▶ [Task requirements] Extract the run of lines that starts at the top of the records below and ends at the line with "curve_label_y = [7.15, 7.15, 6.17, 6.17, 12.99]", keeping both ends and excluding pictures.

▶ [Dataset extract]
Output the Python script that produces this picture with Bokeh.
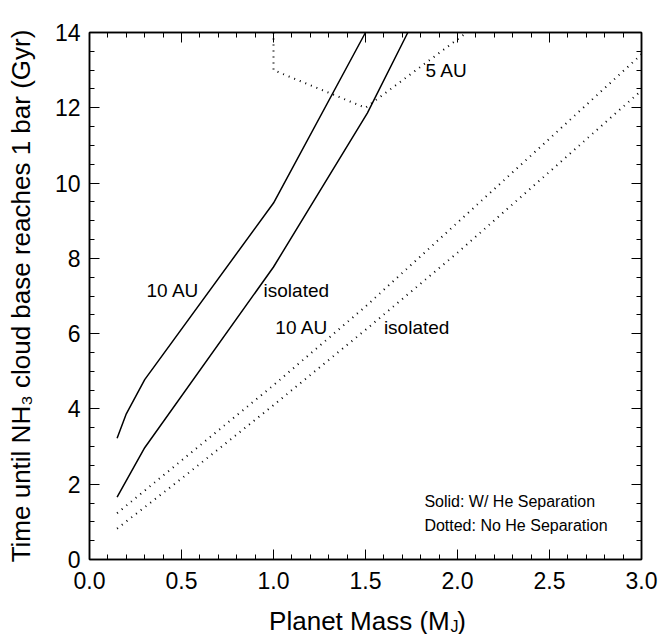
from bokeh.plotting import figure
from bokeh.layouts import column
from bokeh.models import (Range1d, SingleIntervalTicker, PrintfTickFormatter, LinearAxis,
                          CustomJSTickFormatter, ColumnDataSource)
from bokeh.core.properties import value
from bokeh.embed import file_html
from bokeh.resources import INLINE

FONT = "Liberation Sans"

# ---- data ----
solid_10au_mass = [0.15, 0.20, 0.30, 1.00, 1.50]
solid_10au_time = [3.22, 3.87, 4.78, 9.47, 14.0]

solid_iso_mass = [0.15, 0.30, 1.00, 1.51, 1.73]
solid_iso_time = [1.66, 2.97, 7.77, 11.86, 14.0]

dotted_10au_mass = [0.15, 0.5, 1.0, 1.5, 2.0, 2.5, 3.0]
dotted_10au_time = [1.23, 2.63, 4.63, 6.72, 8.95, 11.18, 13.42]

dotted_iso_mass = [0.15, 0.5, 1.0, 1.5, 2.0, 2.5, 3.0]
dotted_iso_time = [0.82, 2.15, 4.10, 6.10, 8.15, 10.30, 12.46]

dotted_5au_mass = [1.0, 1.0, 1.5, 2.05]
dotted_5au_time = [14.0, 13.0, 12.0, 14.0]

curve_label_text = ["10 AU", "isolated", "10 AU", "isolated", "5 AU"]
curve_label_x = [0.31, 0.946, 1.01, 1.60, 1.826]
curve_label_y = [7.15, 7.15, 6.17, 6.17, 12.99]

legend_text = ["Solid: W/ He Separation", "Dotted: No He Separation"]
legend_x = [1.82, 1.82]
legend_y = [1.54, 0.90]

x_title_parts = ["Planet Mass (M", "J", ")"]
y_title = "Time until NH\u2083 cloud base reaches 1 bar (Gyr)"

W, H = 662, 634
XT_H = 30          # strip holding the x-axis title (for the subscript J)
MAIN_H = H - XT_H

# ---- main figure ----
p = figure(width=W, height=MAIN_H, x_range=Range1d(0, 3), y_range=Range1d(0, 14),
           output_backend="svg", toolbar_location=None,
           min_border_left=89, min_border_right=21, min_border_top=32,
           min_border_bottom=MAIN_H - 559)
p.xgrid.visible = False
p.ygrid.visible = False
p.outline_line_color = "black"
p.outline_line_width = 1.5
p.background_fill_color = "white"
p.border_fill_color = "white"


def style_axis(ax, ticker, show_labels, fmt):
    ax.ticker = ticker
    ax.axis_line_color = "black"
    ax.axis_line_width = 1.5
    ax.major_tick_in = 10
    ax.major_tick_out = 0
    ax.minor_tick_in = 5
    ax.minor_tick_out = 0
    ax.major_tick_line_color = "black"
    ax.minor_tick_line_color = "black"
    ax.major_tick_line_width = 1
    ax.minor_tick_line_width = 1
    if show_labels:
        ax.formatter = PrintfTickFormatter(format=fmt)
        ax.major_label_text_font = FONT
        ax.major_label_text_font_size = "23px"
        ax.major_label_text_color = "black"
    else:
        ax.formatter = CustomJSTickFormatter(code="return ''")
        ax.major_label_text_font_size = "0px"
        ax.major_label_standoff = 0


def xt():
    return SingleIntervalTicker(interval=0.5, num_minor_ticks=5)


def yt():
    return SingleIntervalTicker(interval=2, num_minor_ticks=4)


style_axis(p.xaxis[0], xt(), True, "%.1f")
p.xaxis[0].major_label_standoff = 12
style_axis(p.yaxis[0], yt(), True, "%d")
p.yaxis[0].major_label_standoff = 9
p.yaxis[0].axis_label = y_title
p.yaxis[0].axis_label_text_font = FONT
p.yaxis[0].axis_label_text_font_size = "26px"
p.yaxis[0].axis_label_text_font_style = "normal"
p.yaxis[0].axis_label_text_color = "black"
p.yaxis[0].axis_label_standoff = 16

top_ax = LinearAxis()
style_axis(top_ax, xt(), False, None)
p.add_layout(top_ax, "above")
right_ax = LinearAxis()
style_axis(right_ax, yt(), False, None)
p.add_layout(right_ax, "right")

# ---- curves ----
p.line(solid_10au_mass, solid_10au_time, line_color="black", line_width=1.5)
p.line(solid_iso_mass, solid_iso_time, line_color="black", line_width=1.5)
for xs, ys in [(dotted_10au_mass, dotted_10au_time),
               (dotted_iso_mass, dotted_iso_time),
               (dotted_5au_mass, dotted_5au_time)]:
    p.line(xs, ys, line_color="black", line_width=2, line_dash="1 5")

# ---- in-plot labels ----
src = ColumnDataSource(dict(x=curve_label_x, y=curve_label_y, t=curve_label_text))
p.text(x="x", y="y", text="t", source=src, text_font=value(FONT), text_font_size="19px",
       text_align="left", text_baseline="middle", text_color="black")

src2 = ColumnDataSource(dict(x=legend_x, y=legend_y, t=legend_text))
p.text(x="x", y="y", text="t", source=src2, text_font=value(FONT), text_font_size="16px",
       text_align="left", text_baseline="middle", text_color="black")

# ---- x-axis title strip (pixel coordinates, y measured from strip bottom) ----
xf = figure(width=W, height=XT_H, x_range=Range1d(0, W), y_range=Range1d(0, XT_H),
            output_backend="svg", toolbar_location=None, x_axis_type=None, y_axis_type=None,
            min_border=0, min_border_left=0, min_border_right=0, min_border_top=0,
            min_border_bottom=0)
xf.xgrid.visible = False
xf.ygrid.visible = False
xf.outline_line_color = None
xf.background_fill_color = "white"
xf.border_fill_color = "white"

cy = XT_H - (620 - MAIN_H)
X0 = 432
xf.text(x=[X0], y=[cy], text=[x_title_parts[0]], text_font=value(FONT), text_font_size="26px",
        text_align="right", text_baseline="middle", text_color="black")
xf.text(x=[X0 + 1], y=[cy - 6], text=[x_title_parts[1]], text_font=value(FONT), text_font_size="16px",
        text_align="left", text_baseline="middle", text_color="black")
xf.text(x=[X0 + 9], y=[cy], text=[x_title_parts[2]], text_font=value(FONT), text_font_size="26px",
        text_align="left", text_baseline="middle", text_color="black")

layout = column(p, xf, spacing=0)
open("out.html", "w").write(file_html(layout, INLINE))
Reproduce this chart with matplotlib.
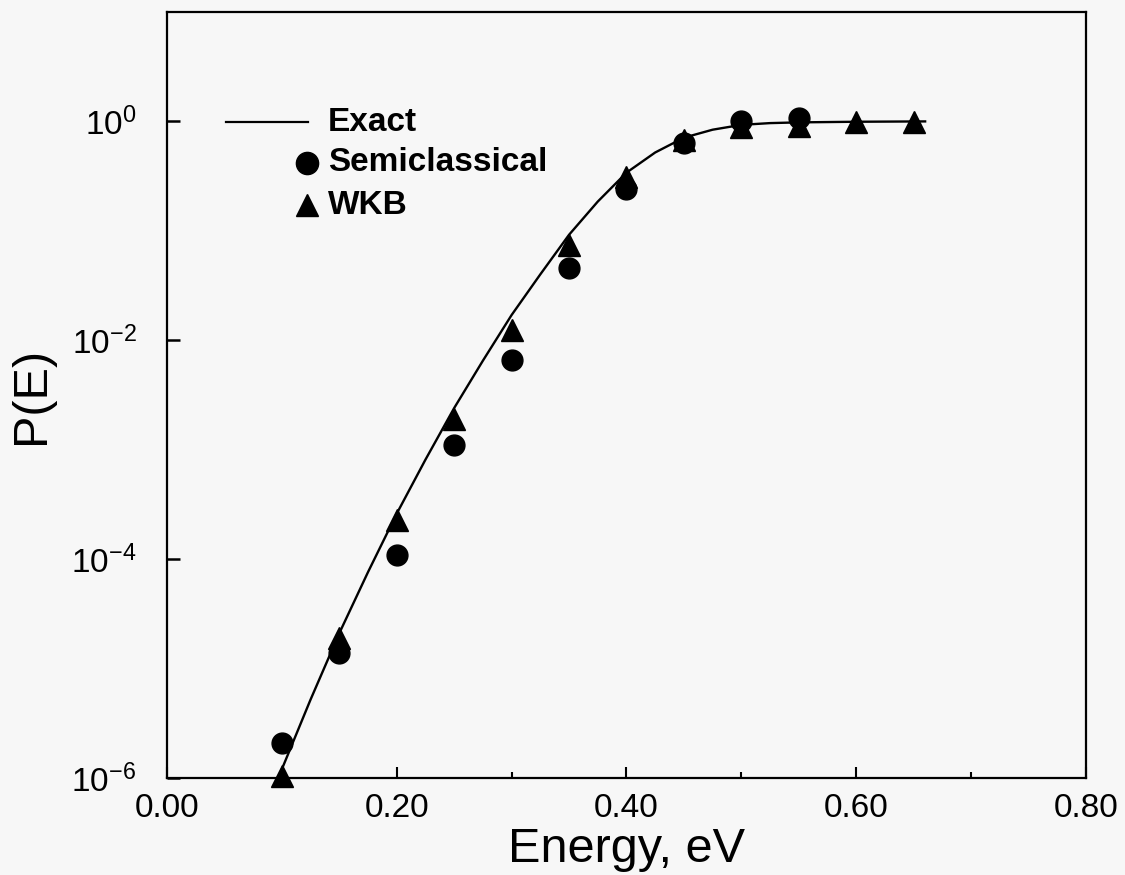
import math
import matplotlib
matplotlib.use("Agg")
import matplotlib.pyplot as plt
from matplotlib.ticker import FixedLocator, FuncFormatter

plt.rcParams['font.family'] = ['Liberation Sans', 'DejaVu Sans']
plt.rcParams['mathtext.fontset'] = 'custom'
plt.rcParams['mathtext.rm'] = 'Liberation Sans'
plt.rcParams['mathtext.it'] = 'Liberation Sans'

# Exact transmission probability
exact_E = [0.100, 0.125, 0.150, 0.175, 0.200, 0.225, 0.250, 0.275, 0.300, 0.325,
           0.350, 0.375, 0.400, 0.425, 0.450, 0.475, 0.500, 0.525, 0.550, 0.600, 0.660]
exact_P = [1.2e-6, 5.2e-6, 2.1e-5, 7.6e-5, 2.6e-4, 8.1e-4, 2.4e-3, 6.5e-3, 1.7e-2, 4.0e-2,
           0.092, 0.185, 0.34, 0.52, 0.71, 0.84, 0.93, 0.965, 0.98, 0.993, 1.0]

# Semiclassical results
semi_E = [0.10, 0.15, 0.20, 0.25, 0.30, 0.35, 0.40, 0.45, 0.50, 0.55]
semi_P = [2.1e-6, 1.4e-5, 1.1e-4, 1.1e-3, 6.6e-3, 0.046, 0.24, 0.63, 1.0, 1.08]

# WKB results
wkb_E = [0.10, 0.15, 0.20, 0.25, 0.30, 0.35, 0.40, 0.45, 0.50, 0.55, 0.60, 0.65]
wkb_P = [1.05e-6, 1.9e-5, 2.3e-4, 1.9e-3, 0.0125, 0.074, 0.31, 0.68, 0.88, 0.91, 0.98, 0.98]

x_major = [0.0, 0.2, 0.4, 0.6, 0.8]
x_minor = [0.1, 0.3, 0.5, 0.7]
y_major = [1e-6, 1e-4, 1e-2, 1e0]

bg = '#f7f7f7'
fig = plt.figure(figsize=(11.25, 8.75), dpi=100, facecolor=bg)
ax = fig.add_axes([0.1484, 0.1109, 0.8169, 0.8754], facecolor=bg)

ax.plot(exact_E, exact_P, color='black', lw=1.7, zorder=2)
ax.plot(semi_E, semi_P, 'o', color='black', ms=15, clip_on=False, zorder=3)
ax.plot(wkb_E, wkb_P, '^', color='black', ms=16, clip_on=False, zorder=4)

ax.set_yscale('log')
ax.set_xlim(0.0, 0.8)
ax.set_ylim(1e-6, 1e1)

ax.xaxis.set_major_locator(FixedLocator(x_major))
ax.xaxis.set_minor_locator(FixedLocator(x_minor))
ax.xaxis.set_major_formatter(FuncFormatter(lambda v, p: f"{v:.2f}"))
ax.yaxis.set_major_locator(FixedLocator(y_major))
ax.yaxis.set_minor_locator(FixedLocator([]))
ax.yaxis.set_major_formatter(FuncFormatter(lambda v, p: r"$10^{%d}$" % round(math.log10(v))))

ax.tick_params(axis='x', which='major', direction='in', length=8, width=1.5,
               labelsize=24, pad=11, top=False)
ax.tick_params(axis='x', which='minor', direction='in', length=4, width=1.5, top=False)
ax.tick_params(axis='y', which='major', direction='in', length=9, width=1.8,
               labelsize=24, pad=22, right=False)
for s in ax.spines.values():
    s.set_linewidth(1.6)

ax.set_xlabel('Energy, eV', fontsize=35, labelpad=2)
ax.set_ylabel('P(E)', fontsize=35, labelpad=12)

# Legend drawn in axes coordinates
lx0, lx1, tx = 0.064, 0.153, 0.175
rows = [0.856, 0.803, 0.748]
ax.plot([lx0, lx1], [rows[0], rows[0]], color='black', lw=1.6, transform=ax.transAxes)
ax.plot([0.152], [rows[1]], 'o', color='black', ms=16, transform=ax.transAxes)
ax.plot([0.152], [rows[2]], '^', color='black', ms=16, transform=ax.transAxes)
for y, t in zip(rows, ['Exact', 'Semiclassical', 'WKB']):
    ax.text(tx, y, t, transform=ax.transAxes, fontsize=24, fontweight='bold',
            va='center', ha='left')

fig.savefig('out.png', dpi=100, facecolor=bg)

▶ [Correct answer]
Output the Python script that produces this picture with Bokeh.
from bokeh.plotting import figure
from bokeh.layouts import column
from bokeh.models import (Range1d, SingleIntervalTicker, PrintfTickFormatter, LinearAxis,
                          CustomJSTickFormatter, ColumnDataSource)
from bokeh.core.properties import value
from bokeh.embed import file_html
from bokeh.resources import INLINE

FONT = "Liberation Sans"

# ---- data ----
solid_10au_mass = [0.15, 0.20, 0.30, 1.00, 1.50]
solid_10au_time = [3.22, 3.87, 4.78, 9.47, 14.0]

solid_iso_mass = [0.15, 0.30, 1.00, 1.51, 1.73]
solid_iso_time = [1.66, 2.97, 7.77, 11.86, 14.0]

dotted_10au_mass = [0.15, 0.5, 1.0, 1.5, 2.0, 2.5, 3.0]
dotted_10au_time = [1.23, 2.63, 4.63, 6.72, 8.95, 11.18, 13.42]

dotted_iso_mass = [0.15, 0.5, 1.0, 1.5, 2.0, 2.5, 3.0]
dotted_iso_time = [0.82, 2.15, 4.10, 6.10, 8.15, 10.30, 12.46]

dotted_5au_mass = [1.0, 1.0, 1.5, 2.05]
dotted_5au_time = [14.0, 13.0, 12.0, 14.0]

curve_label_text = ["10 AU", "isolated", "10 AU", "isolated", "5 AU"]
curve_label_x = [0.31, 0.946, 1.01, 1.60, 1.826]
curve_label_y = [7.15, 7.15, 6.17, 6.17, 12.99]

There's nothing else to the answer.